Role of Microbiota-Derived Extracellular Vesicles in Gut-Brain Communication

Abstract

Human intestinal microbiota comprise of a dynamic population of bacterial species and other microorganisms with the capacity to interact with the rest of the organism and strongly influence the host during homeostasis and disease. Commensal and pathogenic bacteria coexist in homeostasis with the intestinal epithelium and the gastrointestinal tract's immune system, or GALT (gut-associated lymphoid tissue), of the host. However, a disruption to this homeostasis or dysbiosis by different factors (e.g., stress, diet, use of antibiotics, age, inflammatory processes) can cause brain dysfunction given the communication between the gut and brain. Recently, extracellular vesicles (EVs) derived from bacteria have emerged as possible carriers in gut-brain communication through the interaction of their vesicle components with immune receptors, which lead to neuroinflammatory immune response activation. This review discusses the critical role of bacterial EVs from the gut in the neuropathology of brain dysfunctions by modulating the immune response. These vesicles, which contain harmful bacterial EV contents such as lipopolysaccharide (LPS), peptidoglycans, toxins and nucleic acids, are capable of crossing tissue barriers including the blood-brain barrier and interacting with the immune receptors of glial cells (e.g., Toll-like receptors) to lead to the production of cytokines and inflammatory mediators, which can cause brain impairment and behavioral dysfunctions.

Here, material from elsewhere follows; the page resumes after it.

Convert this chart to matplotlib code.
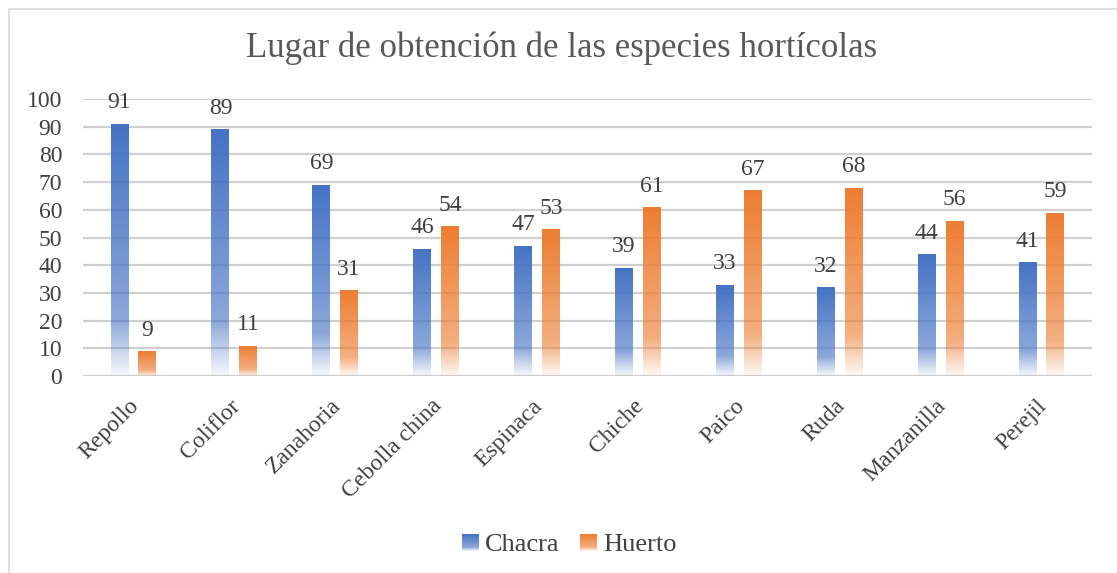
import numpy as np
import matplotlib
matplotlib.use("Agg")
import matplotlib.pyplot as plt
from matplotlib.colors import to_rgb
from matplotlib.patches import Rectangle
from matplotlib.legend_handler import HandlerBase
from matplotlib.transforms import ScaledTranslation

categories = ["Repollo", "Coliflor", "Zanahoria", "Cebolla china", "Espinaca",
              "Chiche", "Paico", "Ruda", "Manzanilla", "Perejil"]
chacra = [91, 89, 69, 46, 47, 39, 33, 32, 44, 41]
huerto = [9, 11, 31, 54, 53, 61, 67, 68, 56, 59]
series_names = ["Chacra", "Huerto"]
yticks = [0, 10, 20, 30, 40, 50, 60, 70, 80, 90, 100]

BLUE = "#4472C4"
ORANGE = "#ED7D31"
TXT = "#404040"
FONT = "Liberation Serif"

plt.rcParams["font.family"] = [FONT, "DejaVu Serif"]

fig = plt.figure(figsize=(11.17, 5.73), dpi=100)
ax = fig.add_axes([83/1117, 1 - 376/573, (1092-83)/1117, (376-99)/573])

def grad_image(color):
    r, g, b = to_rgb(color)
    t = np.linspace(0, 1, 256)
    alpha = np.interp(t, [0, 0.78, 0.9, 1.0], [1.0, 0.62, 0.3, 0.05])
    img = np.zeros((256, 1, 4))
    img[:, 0, 0] = r
    img[:, 0, 1] = g
    img[:, 0, 2] = b
    img[:, 0, 3] = alpha
    return img

x = np.arange(len(categories))
w = 0.178
off = 0.138
for vals, col, sgn in [(chacra, BLUE, -1), (huerto, ORANGE, 1)]:
    bars = ax.bar(x + sgn * off, vals, width=w, color="none", edgecolor="none", zorder=3)
    img = grad_image(col)
    for b, v in zip(bars, vals):
        x0 = b.get_x()
        im = ax.imshow(img, extent=[x0, x0 + b.get_width(), 0, b.get_height()],
                       aspect="auto", origin="upper", zorder=3, interpolation="bilinear")
        im.set_clip_path(b)
        ax.text(b.get_x() + b.get_width()/2, v + 3.8, f"{v}", ha="center", va="bottom",
                fontsize=17, color=TXT, zorder=5)

ax.set_xlim(-0.5, len(categories) - 0.5)
ax.set_ylim(0, 100)
ax.set_yticks(yticks)
ax.set_yticklabels([str(t) for t in yticks], fontsize=17, color=TXT)
ax.set_xticks(x)
ax.tick_params(axis="both", length=0)
ax.tick_params(axis="y", pad=15)
ax.tick_params(axis="x", pad=14)
ax.set_xticklabels(categories, rotation=45, ha="right", va="top", rotation_mode="anchor",
                   fontsize=17, color=TXT)
shift = ScaledTranslation(-5/100, 0, fig.dpi_scale_trans)
for lbl in ax.get_xticklabels():
    lbl.set_transform(lbl.get_transform() + shift)
for s in ax.spines.values():
    s.set_visible(False)
ax.yaxis.grid(True, color="#D0D0D0", linewidth=1.6, zorder=0)
ax.set_axisbelow(True)

fig.text(0.503, 1 - 48/573, "Lugar de obtención de las especies hortícolas",
         ha="center", va="center", fontsize=25, color="#595959")

class GradHandler(HandlerBase):
    def __init__(self, color):
        super().__init__()
        self.color = color
    def create_artists(self, legend, orig_handle, xdescent, ydescent, width, height, fontsize, trans):
        from matplotlib.image import BboxImage
        from matplotlib.transforms import Bbox, TransformedBbox
        s = height * 0.9
        x0 = -xdescent + width - s
        bb = Bbox.from_bounds(x0, -ydescent, s, s)
        tbb = TransformedBbox(bb, trans)
        bi = BboxImage(tbb, interpolation="bilinear")
        bi.set_data(grad_image(self.color))
        return [bi]

h1 = Rectangle((0, 0), 1, 1, color=BLUE)
h2 = Rectangle((0, 0), 1, 1, color=ORANGE)
leg = fig.legend([h1, h2], series_names, loc="center", bbox_to_anchor=(0.510, 1 - 544/573),
                 ncol=2, frameon=False, fontsize=19, handlelength=0.6, handleheight=0.7,
                 handletextpad=0.25, columnspacing=0.8,
                 handler_map={h1: GradHandler(BLUE), h2: GradHandler(ORANGE)})
for t in leg.get_texts():
    t.set_color(TXT)

fig.add_artist(Rectangle((9/1117, -0.1), 2, 1.1 - 9/573, transform=fig.transFigure,
                         fill=False, edgecolor="#D9D9D9", linewidth=1.2))

fig.savefig("out.png", dpi=100)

Keywords: bacteria; brain; extracellular vesicles; microbiota; neuropathology.

Figure 1

Architecture and composition of eukaryotic and bacterial extracellular vesicles. (A) Eukaryotic microvesicle, lipid bilayer-enclosed structures formed by the outward budding and fission of the plasma membrane with characteristic components such as flotillin-2, selectins, integrins, metalloproteinases and a high level of phosphatidylserine on the envelope. (B) Bacteria Gram-positive vesicles are comprised of the cytoplasmic membrane and also lipid bilayer-enclosed spheres and the cargo comes from the cytoplasm. (C) The outer membrane vesicles (OMVs) from Gram-negative bacteria are produced through outer membrane blebbing, whose cargo comes from the periplasm and contains peptidoglycan and periplasmic proteins and lipopolysaccharide (LPS) on their surface. (D) Outer-inner membrane vesicles (O-IMVs) are produced by Gram-negative bacteria under extreme stress or explosive cell lysis and contain a double bilayer showing inner membrane proteins and cytoplasmic proteins.

Figure 2

Scheme of the three possible mechanisms used by bacterial vesicles to penetrate the BBB. EVs can cross the BBB by themselves, in infected immune cells or through bacteria in different disorders. Once bacterial EVs are inside the brain, membrane components and the cargo of vesicles act as ligands of innate immune receptors (e.g., TLRs, NALP3 inflammasome) and activate the inflammatory immune response.

Figure 3

Bacterial EVs released during dysbiosis are able to cause brain disorders. In dysbiosis, the abundance of pathogenic bacterial species and harmful molecules such as LPS, peptidoglycans and toxins increase in the gastrointestinal tract and the intestinal epithelium is damaged by both bacterial activity and the inflammatory immune response, which increases the permeability and the transfer of EV components (e.g., LPS, RNA, DNA, proteins) from the intestinal lumen to the bloodstream. EVs might use paracellular and/or transcellular pathways to cross the intestinal barrier or be released by the bacteria already in blood vessels. If these vesicles reach the CNS, they activate immune cells (e.g., astrocytes and microglia) through the immune receptors of TLRs by triggering pro-inflammatory cytokines and causing neuronal damage.